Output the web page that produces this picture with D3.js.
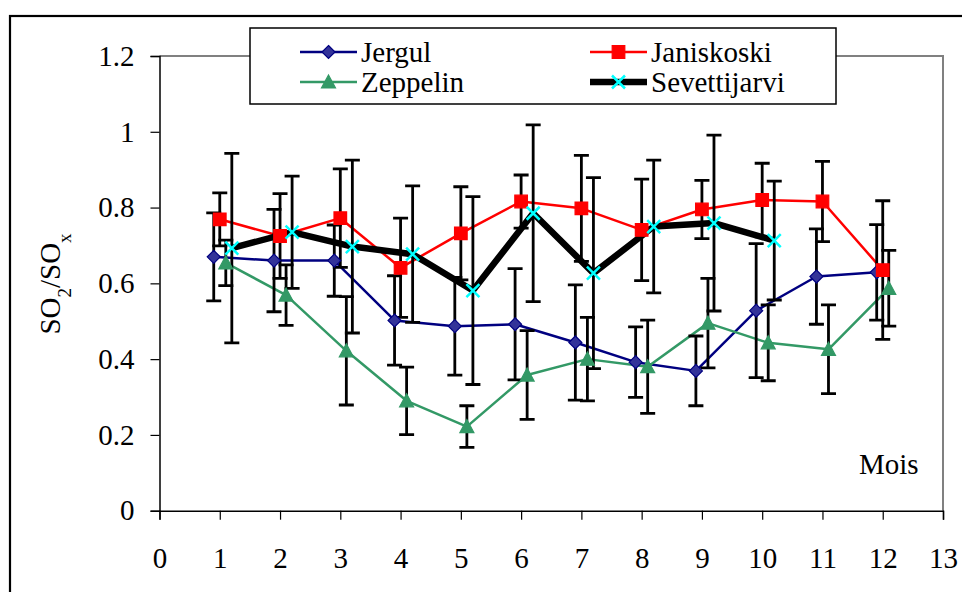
<!DOCTYPE html>
<html>
<head>
<meta charset="utf-8">
<script src="https://cdn.jsdelivr.net/npm/d3@7"></script>
<style>
  html, body { margin: 0; padding: 0; background: #fff; }
  svg { display: block; }
</style>
</head>
<body>
<svg id="chart" width="962" height="592"></svg>
<script>
// ---------------- DATA ----------------
const seriesNames = ["Jergul", "Janiskoski", "Zeppelin", "Sevettijarvi"];
const xTicks = [0,1,2,3,4,5,6,7,8,9,10,11,12,13];
const yTicks = [0, 0.2, 0.4, 0.6, 0.8, 1, 1.2];

const jergulX   = [0.9,1.9,2.9,3.9,4.9,5.9,6.9,7.9,8.9,9.9,10.9,11.9];
const jergulY   = [0.670,0.660,0.660,0.502,0.487,0.492,0.444,0.392,0.369,0.528,0.618,0.629];
const jergulErr = [0.116,0.135,0.094,0.118,0.129,0.147,0.152,0.093,0.092,0.177,0.126,0.126];

const janiskoskiX   = [1,2,3,4,5,6,7,8,9,10,11,12];
const janiskoskiY   = [0.769,0.725,0.772,0.641,0.732,0.816,0.798,0.741,0.795,0.820,0.816,0.635];
const janiskoskiErr = [0.070,0.112,0.130,0.131,0.123,0.070,0.140,0.134,0.077,0.097,0.106,0.183];

const zeppelinX   = [1.1,2.1,3.1,4.1,5.1,6.1,7.1,8.1,9.1,10.1,11.1,12.1];
const zeppelinY   = [0.654,0.569,0.422,0.290,0.222,0.358,0.400,0.380,0.495,0.443,0.426,0.587];
const zeppelinErr = [0.060,0.080,0.143,0.089,0.055,0.117,0.110,0.123,0.118,0.100,0.117,0.100];

const sevettijarviX   = [1.2,2.2,3.2,4.2,5.2,6.2,7.2,8.2,9.2,10.2];
const sevettijarviY   = [0.693,0.735,0.697,0.677,0.581,0.785,0.627,0.750,0.759,0.713];
const sevettijarviErr = [0.250,0.148,0.228,0.180,0.248,0.233,0.252,0.175,0.232,0.157];

const xLabel = "Mois";

// ---------------- LAYOUT / STYLE ----------------
const FF = "'Liberation Serif', 'Times New Roman', Tinos, serif";
const svg = d3.select("#chart").style("font-family", FF);
const FONT = 29;
const plot = { left: 159.5, right: 943, top: 56, bottom: 510.7 };

const x = d3.scaleLinear().domain([0, 13]).range([plot.left, plot.right]);
const y = d3.scaleLinear().domain([0, 1.2]).range([plot.bottom, plot.top]);

const styles = {
  "Jergul":       { line: "#000080", width: 2.5, marker: "diamond",  fill: "#333399", stroke: "#000080" },
  "Janiskoski":   { line: "#FF0000", width: 2.5, marker: "square",   fill: "#FF0000", stroke: "#FF0000" },
  "Zeppelin":     { line: "#339966", width: 2.5, marker: "triangle", fill: "#339966", stroke: "#339966" },
  "Sevettijarvi": { line: "#000000", width: 6.5, marker: "x",        fill: "none",    stroke: "#00FFFF" }
};

const series = [
  { name: "Jergul",       xs: jergulX,        ys: jergulY,        err: jergulErr },
  { name: "Janiskoski",   xs: janiskoskiX,    ys: janiskoskiY,    err: janiskoskiErr },
  { name: "Zeppelin",     xs: zeppelinX,      ys: zeppelinY,      err: zeppelinErr },
  { name: "Sevettijarvi", xs: sevettijarviX,  ys: sevettijarviY,  err: sevettijarviErr }
].map(s => ({ ...s, pts: s.xs.map((xv, i) => ({ x: xv, y: s.ys[i], e: s.err[i] })) }));

function styleText(sel) {
  return sel.style("font-family", FF).style("font-size", FONT + "px").attr("fill", "#000");
}

// Outer chart frame
svg.append("rect").attr("x", 10).attr("y", 16).attr("width", 1000).attr("height", 700)
  .attr("fill", "#fff").attr("stroke", "#000").attr("stroke-width", 2.2);

// Plot area border (gray top/right)
svg.append("path")
  .attr("d", `M${plot.left},${plot.top} H${plot.right} V${plot.bottom}`)
  .attr("fill", "none").attr("stroke", "#808080").attr("stroke-width", 2);

// Axes
const yAxis = d3.axisLeft(y).tickValues(yTicks).tickSize(9).tickPadding(16)
  .tickFormat(d => String(+d.toFixed(1)));
const gy = svg.append("g").attr("transform", `translate(${plot.left},0)`).call(yAxis);
gy.attr("font-family", null).attr("font-size", null);
gy.select(".domain").attr("stroke", "#000").attr("stroke-width", 1.5);
gy.selectAll(".tick line").attr("stroke", "#000").attr("stroke-width", 1.2);
styleText(gy.selectAll("text"));

const xAxis = d3.axisBottom(x).tickValues(xTicks).tickSize(9).tickPadding(28)
  .tickFormat(d3.format("d"));
const gx = svg.append("g").attr("transform", `translate(0,${plot.bottom})`).call(xAxis);
gx.attr("font-family", null).attr("font-size", null);
gx.select(".domain").attr("stroke", "#000").attr("stroke-width", 1.5);
gx.selectAll(".tick line").attr("stroke", "#000").attr("stroke-width", 1.2);
styleText(gx.selectAll("text"));

// Marker path generator
function markerPath(type) {
  switch (type) {
    case "diamond":  return "M0,-6.5L6.5,0L0,6.5L-6.5,0Z";
    case "square":   return "M-6.3,-6.3H6.3V6.3H-6.3Z";
    case "triangle": return "M0,-7L7,6L-7,6Z";
    case "x":        return "M-6.5,-6.5L6.5,6.5M-6.5,6.5L6.5,-6.5";
  }
}

// Lines
const line = d3.line().x(d => x(d.x)).y(d => y(d.y));
series.forEach(s => {
  const st = styles[s.name];
  svg.append("path").datum(s.pts).attr("d", line)
    .attr("fill", "none").attr("stroke", st.line).attr("stroke-width", st.width)
    .attr("stroke-linejoin", "round");
});

// Error bars
const CAP = 7.5;
series.forEach(s => {
  const g = svg.append("g").attr("stroke", "#000").attr("stroke-width", 2.8).attr("fill", "none");
  g.selectAll("path").data(s.pts).join("path")
    .attr("d", d => {
      const cx = x(d.x), yt = y(d.y + d.e), yb = y(d.y - d.e);
      return `M${cx},${yt}V${yb}M${cx - CAP},${yt}H${cx + CAP}M${cx - CAP},${yb}H${cx + CAP}`;
    });
});

// Markers
series.forEach(s => {
  const st = styles[s.name];
  svg.append("g").selectAll("path").data(s.pts).join("path")
    .attr("transform", d => `translate(${x(d.x)},${y(d.y)})`)
    .attr("d", markerPath(st.marker))
    .attr("fill", st.fill).attr("stroke", st.stroke)
    .attr("stroke-width", st.marker === "x" ? 2.5 : 1.2);
});

// Legend
const legend = svg.append("g");
legend.append("rect").attr("x", 250).attr("y", 28).attr("width", 586).attr("height", 76)
  .attr("fill", "#fff").attr("stroke", "#000").attr("stroke-width", 1.5);
const legPos = [
  { x: 300, y: 52 }, { x: 590, y: 52 },
  { x: 300, y: 82 }, { x: 590, y: 82 }
];
seriesNames.forEach((name, i) => {
  const st = styles[name], p = legPos[i];
  legend.append("line").attr("x1", p.x).attr("x2", p.x + 57).attr("y1", p.y).attr("y2", p.y)
    .attr("stroke", st.line).attr("stroke-width", st.width);
  legend.append("path").attr("transform", `translate(${p.x + 28.5},${p.y})`)
    .attr("d", markerPath(st.marker)).attr("fill", st.fill).attr("stroke", st.stroke)
    .attr("stroke-width", st.marker === "x" ? 2.5 : 1.2);
  styleText(legend.append("text").attr("x", p.x + 61).attr("y", p.y).attr("dy", "0.34em").text(name));
});

// Axis titles
styleText(svg.append("text").attr("x", 859).attr("y", 474).text(xLabel));

const yt = styleText(svg.append("text")
  .attr("transform", "translate(60,284) rotate(-90)")
  .attr("text-anchor", "middle"));
yt.append("tspan").text("SO");
yt.append("tspan").attr("baseline-shift", "sub").style("font-size", "19px").text("2");
yt.append("tspan").text("/SO");
yt.append("tspan").attr("baseline-shift", "sub").style("font-size", "19px").text("x");
</script>
</body>
</html>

··········

- [Exercise goal]
Begin at the top of the material above and output each line exactly, stopping after the line that holds "const yTicks = [0, 0.2, 0.4, 0.6, 0.8, 1, 1.2];". Leave out pictures.

- [Full response]
Output the web page that produces this picture with D3.js.
<!DOCTYPE html>
<html>
<head>
<meta charset="utf-8">
<script src="https://cdn.jsdelivr.net/npm/d3@7"></script>
<style>
  html, body { margin: 0; padding: 0; background: #fff; }
  svg { display: block; }
</style>
</head>
<body>
<svg id="chart" width="962" height="592"></svg>
<script>
// ---------------- DATA ----------------
const seriesNames = ["Jergul", "Janiskoski", "Zeppelin", "Sevettijarvi"];
const xTicks = [0,1,2,3,4,5,6,7,8,9,10,11,12,13];
const yTicks = [0, 0.2, 0.4, 0.6, 0.8, 1, 1.2];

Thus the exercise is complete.